More than 100 migrant workers building the al-Wakrah stadium, one of Qatar’s 2022 football World Cup venues, have been receiving only 45p an hour or £4.90 ($8.20, €6.20) a day.

The pay levels were revealed first by the UK’s Guardian newspaper, which found the workers, mainly from poor countries in South-east Asia, were labouring in fierce heat for up to 30 days a month to earn their pittance.

One worker spoke of being hired on a basic monthly £136 and working 64 hours of overtime, for which he received £29. The salary, for an assumed 48-hour week, represents 64p an hour, and the overtime 45p.

These rates appear to contravene the welfare rules of the Supreme Committee for Delivery and Legacy, Qatar’s management body for the tournament.

The revelations follow earlier statements by migrant workers that they had not been paid for about a year after fitting out the supreme committee’s offices. These workers, whose wages ceased with the collapse of Lee Trading, the Qatari government’s local contractor for the project, are said now to be stranded and living in squalor.

The migrant workers’ circumstances even brought protests from the UK parliament.

Labour MP Jim Sheridan, a member of the Commons culture committee, asked: “How can anybody enjoy watching the 2022 World Cup knowing the people who built the stadiums had to endure these conditions? Qatar should put on hold the construction until we can get these issues sorted out.”

The low pay contrasts with Qatar’s spending of £134bn on preparations for the tournament.

Mohamad Ahmed Ali Hussain Hamad, project manager at Amana, the Qatar company that employs the workers, said an audit had “identified the need of further clarification with regards to workers’ pay slips and we are working with the Supreme Committee for Delivery and Legacy to clear up the same”.

The supreme committee said it too wanted to “rectify any non-compliance”.

However, Amana said the workers were accommodated in comfortable well-equipped apartment blocks and none had complained that identity documents had been confiscated.

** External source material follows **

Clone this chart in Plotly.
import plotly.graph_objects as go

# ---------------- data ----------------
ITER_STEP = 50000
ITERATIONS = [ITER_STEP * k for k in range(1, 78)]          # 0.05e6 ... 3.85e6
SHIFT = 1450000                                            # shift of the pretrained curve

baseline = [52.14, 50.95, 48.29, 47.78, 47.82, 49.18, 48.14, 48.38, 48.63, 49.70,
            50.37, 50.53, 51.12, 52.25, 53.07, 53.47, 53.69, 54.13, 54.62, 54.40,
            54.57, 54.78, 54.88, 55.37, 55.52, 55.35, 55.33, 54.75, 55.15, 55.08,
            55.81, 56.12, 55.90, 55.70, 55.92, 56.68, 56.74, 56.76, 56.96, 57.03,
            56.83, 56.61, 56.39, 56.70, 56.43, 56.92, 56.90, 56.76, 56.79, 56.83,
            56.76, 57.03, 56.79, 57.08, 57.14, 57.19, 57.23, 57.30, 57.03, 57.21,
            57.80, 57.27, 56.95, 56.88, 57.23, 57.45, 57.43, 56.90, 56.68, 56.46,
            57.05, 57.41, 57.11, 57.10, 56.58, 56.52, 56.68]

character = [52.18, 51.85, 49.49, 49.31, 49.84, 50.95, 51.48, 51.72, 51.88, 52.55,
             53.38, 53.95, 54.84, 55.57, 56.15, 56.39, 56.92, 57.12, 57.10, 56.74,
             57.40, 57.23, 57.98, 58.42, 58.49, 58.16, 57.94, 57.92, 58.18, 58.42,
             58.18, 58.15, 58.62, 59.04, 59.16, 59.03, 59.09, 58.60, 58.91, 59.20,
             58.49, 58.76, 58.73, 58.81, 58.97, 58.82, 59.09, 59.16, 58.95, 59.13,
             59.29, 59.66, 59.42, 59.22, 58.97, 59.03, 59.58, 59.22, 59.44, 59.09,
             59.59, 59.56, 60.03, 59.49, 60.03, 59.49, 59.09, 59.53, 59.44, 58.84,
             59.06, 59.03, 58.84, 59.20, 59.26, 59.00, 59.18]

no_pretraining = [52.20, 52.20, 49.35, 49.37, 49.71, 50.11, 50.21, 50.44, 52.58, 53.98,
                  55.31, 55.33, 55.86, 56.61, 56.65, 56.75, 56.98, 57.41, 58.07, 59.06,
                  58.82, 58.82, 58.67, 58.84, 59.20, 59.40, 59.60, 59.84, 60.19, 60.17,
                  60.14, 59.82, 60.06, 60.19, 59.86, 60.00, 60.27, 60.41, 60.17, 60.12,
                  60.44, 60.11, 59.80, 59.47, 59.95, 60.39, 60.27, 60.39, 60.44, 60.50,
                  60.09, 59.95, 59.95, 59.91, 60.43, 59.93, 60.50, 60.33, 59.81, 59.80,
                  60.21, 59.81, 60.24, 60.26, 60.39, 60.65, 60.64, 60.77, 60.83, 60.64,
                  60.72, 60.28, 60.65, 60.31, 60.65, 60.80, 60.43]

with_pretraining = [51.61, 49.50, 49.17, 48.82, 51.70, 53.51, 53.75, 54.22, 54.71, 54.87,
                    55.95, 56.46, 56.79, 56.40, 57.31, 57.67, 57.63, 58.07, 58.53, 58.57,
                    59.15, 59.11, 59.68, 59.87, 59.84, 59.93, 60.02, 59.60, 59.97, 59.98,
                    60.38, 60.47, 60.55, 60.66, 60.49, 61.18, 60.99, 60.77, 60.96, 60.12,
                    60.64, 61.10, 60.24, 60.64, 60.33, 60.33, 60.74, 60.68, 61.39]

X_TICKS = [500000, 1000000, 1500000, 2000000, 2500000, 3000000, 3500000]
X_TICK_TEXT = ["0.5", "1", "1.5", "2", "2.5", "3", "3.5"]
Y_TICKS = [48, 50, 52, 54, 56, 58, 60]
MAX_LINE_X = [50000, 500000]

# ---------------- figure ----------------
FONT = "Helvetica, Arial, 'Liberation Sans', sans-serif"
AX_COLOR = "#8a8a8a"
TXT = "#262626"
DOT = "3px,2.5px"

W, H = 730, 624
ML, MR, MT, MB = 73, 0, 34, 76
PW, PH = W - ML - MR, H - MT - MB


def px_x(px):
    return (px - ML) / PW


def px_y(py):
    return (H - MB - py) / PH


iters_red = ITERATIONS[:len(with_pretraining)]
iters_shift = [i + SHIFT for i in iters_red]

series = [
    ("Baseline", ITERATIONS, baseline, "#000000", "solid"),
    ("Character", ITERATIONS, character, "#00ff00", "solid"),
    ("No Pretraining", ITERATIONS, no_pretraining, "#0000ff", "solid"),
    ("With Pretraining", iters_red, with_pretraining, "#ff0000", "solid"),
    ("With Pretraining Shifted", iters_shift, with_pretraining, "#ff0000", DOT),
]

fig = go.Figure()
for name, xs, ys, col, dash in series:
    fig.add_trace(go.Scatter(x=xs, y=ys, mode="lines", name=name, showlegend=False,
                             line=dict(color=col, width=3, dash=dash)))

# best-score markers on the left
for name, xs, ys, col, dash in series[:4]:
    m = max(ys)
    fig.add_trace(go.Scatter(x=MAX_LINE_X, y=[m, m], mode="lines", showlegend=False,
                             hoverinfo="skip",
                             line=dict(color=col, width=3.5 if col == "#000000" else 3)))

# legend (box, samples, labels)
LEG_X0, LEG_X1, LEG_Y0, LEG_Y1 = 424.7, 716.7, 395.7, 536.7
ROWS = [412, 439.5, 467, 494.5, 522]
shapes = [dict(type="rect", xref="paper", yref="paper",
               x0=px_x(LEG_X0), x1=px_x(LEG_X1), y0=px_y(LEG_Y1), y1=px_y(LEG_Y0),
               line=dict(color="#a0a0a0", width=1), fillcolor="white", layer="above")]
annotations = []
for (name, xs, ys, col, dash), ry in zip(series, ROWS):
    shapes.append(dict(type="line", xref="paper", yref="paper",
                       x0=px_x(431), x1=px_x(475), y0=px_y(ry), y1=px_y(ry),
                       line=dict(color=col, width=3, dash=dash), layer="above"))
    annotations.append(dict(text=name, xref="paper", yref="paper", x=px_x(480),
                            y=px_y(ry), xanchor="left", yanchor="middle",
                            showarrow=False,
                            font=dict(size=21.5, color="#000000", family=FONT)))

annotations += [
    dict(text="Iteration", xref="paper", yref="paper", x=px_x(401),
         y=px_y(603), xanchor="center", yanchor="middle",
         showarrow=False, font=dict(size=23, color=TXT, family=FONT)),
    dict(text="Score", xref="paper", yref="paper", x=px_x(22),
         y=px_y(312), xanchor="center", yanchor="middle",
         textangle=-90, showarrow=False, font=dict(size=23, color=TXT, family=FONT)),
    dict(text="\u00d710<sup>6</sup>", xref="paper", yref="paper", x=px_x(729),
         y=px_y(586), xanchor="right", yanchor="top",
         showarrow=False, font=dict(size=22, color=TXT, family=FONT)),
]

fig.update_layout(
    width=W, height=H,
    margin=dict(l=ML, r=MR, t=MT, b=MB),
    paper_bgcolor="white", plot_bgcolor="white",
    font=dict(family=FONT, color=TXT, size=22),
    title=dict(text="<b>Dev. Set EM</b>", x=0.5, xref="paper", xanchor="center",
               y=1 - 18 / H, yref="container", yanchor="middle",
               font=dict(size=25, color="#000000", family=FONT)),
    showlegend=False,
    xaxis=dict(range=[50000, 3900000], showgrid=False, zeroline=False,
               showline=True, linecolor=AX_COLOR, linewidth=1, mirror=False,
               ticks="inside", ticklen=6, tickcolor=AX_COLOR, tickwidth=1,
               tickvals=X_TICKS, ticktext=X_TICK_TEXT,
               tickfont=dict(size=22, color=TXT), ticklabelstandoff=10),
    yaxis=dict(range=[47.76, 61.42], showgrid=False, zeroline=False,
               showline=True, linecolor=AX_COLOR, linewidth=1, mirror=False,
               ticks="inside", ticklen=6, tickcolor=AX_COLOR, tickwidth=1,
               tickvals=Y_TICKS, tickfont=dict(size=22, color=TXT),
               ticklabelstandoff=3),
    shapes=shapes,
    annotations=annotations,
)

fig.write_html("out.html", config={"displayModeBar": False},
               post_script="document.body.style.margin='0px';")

Supreme committee members claimed they were “dismayed” that the employees who had worked on the offices were still unpaid.
Zaha Hadid, the British architect who designed the al-Wakrah stadium, and whose practice is to receive a multi-million-pound fee for the project, said he and his fellow design consultancy Aecom were working with the Qataris to “ensure that any outstanding issues are resolved”.

The disquiet is against a background of international protests at the deaths of hundreds of migrant workers from construction and road accidents, suicide and health problems.